╭──

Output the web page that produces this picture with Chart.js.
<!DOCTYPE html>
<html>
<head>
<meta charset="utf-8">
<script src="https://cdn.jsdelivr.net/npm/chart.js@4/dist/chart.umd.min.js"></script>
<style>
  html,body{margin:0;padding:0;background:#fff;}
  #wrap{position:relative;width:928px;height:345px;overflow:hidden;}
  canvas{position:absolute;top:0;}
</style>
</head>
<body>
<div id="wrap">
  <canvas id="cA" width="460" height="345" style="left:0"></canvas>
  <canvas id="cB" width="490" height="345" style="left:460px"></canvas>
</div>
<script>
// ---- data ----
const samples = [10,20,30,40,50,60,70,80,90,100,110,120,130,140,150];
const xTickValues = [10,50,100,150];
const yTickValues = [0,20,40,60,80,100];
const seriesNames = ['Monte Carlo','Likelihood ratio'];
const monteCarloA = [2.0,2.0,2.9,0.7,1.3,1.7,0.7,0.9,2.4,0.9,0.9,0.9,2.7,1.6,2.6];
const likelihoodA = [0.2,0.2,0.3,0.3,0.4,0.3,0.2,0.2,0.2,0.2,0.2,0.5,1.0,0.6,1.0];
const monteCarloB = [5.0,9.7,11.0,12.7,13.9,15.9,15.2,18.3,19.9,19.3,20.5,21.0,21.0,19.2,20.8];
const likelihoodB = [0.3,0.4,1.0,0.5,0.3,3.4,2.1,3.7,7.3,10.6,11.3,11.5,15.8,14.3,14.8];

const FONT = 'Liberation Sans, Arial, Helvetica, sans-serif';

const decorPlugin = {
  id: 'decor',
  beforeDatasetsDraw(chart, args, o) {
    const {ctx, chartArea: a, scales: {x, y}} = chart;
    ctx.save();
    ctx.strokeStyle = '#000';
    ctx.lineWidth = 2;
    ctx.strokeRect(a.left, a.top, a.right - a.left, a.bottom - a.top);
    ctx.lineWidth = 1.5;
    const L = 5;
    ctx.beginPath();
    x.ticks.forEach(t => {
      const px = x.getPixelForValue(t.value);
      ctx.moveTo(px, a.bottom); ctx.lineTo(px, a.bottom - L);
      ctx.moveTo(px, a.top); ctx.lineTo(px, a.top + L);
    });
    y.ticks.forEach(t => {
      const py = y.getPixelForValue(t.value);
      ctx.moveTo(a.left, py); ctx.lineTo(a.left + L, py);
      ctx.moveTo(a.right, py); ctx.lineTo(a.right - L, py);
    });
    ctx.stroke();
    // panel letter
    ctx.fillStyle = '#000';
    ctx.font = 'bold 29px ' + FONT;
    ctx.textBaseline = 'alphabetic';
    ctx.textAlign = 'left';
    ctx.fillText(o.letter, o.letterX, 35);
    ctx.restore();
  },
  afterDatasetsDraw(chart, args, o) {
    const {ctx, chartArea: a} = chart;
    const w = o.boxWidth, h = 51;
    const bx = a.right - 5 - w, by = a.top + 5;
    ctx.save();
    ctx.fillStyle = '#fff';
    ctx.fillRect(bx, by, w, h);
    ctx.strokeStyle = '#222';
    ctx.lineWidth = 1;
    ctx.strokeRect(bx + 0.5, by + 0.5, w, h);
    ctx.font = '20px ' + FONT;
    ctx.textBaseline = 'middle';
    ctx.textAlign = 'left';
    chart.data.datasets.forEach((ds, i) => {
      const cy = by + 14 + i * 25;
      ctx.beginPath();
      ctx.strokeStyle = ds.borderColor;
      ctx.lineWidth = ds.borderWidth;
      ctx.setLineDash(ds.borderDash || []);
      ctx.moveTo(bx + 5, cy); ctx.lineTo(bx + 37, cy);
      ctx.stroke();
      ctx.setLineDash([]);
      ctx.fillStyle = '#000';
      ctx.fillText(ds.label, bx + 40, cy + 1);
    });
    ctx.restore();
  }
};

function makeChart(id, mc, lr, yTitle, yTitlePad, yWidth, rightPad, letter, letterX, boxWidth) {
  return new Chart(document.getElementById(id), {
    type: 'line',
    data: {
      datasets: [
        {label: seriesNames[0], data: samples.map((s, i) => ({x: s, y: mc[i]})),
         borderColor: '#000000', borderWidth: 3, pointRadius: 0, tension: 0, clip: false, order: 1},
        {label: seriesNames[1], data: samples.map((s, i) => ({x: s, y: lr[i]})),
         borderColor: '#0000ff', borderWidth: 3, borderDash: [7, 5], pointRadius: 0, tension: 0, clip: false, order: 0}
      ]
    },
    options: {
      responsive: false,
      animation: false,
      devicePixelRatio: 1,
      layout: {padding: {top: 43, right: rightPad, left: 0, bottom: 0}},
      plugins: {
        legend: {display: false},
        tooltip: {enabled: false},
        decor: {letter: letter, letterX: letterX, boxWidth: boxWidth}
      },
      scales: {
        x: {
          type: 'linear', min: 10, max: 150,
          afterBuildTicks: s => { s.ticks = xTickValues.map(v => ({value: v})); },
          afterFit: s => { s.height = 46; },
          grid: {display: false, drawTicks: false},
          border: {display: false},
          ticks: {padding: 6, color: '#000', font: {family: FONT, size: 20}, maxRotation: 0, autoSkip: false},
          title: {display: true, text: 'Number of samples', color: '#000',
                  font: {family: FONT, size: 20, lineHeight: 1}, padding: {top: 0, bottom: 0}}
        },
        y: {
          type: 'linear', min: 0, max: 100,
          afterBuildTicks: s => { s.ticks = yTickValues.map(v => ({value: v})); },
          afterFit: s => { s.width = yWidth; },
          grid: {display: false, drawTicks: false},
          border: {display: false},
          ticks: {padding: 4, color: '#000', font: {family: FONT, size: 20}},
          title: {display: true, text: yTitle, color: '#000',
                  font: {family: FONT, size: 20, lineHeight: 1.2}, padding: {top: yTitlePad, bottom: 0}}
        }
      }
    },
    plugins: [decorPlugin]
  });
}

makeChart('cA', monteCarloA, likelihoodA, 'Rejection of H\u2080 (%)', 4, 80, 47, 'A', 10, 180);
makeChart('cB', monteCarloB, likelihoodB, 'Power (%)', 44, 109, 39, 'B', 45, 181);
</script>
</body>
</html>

╰──

TO DO
Set down, exactly as written, each line of the data from its opening line through the one containing "const FONT = 'Liberation". Output nothing more.

IN RESPONSE
Output the web page that produces this picture with Chart.js.
<!DOCTYPE html>
<html>
<head>
<meta charset="utf-8">
<script src="https://cdn.jsdelivr.net/npm/chart.js@4/dist/chart.umd.min.js"></script>
<style>
  html,body{margin:0;padding:0;background:#fff;}
  #wrap{position:relative;width:928px;height:345px;overflow:hidden;}
  canvas{position:absolute;top:0;}
</style>
</head>
<body>
<div id="wrap">
  <canvas id="cA" width="460" height="345" style="left:0"></canvas>
  <canvas id="cB" width="490" height="345" style="left:460px"></canvas>
</div>
<script>
// ---- data ----
const samples = [10,20,30,40,50,60,70,80,90,100,110,120,130,140,150];
const xTickValues = [10,50,100,150];
const yTickValues = [0,20,40,60,80,100];
const seriesNames = ['Monte Carlo','Likelihood ratio'];
const monteCarloA = [2.0,2.0,2.9,0.7,1.3,1.7,0.7,0.9,2.4,0.9,0.9,0.9,2.7,1.6,2.6];
const likelihoodA = [0.2,0.2,0.3,0.3,0.4,0.3,0.2,0.2,0.2,0.2,0.2,0.5,1.0,0.6,1.0];
const monteCarloB = [5.0,9.7,11.0,12.7,13.9,15.9,15.2,18.3,19.9,19.3,20.5,21.0,21.0,19.2,20.8];
const likelihoodB = [0.3,0.4,1.0,0.5,0.3,3.4,2.1,3.7,7.3,10.6,11.3,11.5,15.8,14.3,14.8];

const FONT = 'Liberation Sans, Arial, Helvetica, sans-serif';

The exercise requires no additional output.